What Effective Reviews Look Like in Practice

Effective access reviews are not just approvals. They are evidence-backed decisions fed by automated entitlement collection, normalised ownership data, and fast revocation workflows. The review should show what access exists, who requested it, when it was granted, whether it is still needed, and what business process justifies it. For NHI-heavy environments, that means pulling data from IAM, PAM, cloud platforms, source control, secrets stores, and SaaS admin consoles rather than relying on a spreadsheet snapshot.

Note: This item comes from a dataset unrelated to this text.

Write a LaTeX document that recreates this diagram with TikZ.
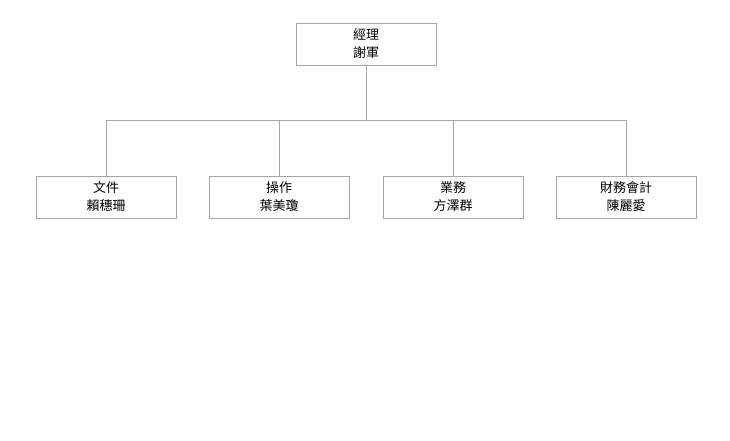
\documentclass[tikz,border=0pt]{standalone}
\usepackage{fontspec}
\setmainfont{Noto Sans CJK TC}
\usepackage{tikz}
\usetikzlibrary{positioning}

\begin{document}
\begin{tikzpicture}[x=1pt,y=-1pt,
    unit/.style={draw=gray!70, line width=0.8pt, minimum width=140pt, minimum height=42pt,
        align=center, font=\fontsize{13}{18}\selectfont, text=black},
    link/.style={draw=gray!70, line width=0.8pt}]
    \useasboundingbox (0,0) rectangle (730,440);

    % Manager
    \node[unit] (mgr) at (366,44) {經理\\謝軍};

    % Departments
    \node[unit] (doc) at (106,197) {文件\\賴穗珊};
    \node[unit] (ops) at (279,197) {操作\\葉美瓊};
    \node[unit] (biz) at (453,197) {業務\\方澤群};
    \node[unit] (fin) at (626,197) {財務會計\\陳麗愛};

    % Connectors
    \coordinate (bus) at (366,120);
    \draw[link] (mgr.south) -- (bus);
    \foreach \d in {doc,ops,biz,fin}
        \draw[link] (bus) -| (\d.north);
\end{tikzpicture}
\end{document}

The operational model is usually a three-step loop: collect entitlements continuously, route only high-risk or ambiguous access for human judgment, and revoke or downgrade access automatically when the decision is clear. That aligns with the lifecycle emphasis in the NHI Lifecycle Management Guide and with the governance expectations in NIST SP 800-207 Zero Trust Architecture, where access is continually evaluated rather than assumed valid after a periodic review.

  • Use system-of-record data, not emailed attestations, to build the review set.
  • Separate low-risk standard entitlements from privileged or exception-based access.
  • Require explicit business justification for standing access that exceeds policy thresholds.
  • Automate revocation for orphaned, expired, and duplicate entitlements.
  • Track review quality, not just completion, by measuring false approvals and delayed removals.

These controls tend to break down in highly federated environments where no single team owns the full entitlement graph because ownership disputes prevent timely revocation.

Where Manual Review Processes Still Have Edge Cases

Tighter review controls often increase operational overhead, requiring organisations to balance thoroughness against reviewer fatigue and business disruption. There is also no universal standard for how often every entitlement should be reviewed; current guidance suggests using risk-based intervals rather than treating all access equally. Low-risk application roles, for example, may not justify the same scrutiny as production admin rights or long-lived API keys.

Manual review still has a role when context matters more than raw entitlement data, such as validating unusual access patterns, temporary project exceptions, or regulatory attestations that require named accountability. But the review must be scoped carefully. If the data set is too broad, the reviewers cannot make meaningful decisions; if it is too narrow, the process misses effective privilege accumulation. The Ultimate Guide to NHIs — Key Challenges and Risks and OWASP Non-Human Identity Top 10 both point to the same operational truth: review quality depends on lifecycle hygiene, ownership clarity, and timely deprovisioning, not on the volume of approvals collected.

Standards & Framework Alignment

This section maps relevant standards and security frameworks to the operational risks and controls described in this guidance.

OWASP Non-Human Identity Top 10 address the attack and risk surface, while NIST CSF 2.0 and NIST AI RMF set the governance and control requirements practitioners need to meet.

Framework Control / Reference Relevance
OWASP Non-Human Identity Top 10 NHI-01 Manual reviews fail when entitlement visibility and ownership are incomplete.
NIST CSF 2.0 PR.AA-01 Access is only effective if identities and entitlements are accurately identified.
NIST AI RMF Risk governance is needed to keep review decisions tied to business impact and accountability.

Apply AI RMF governance practices to define ownership, review thresholds, and escalation paths for access decisions.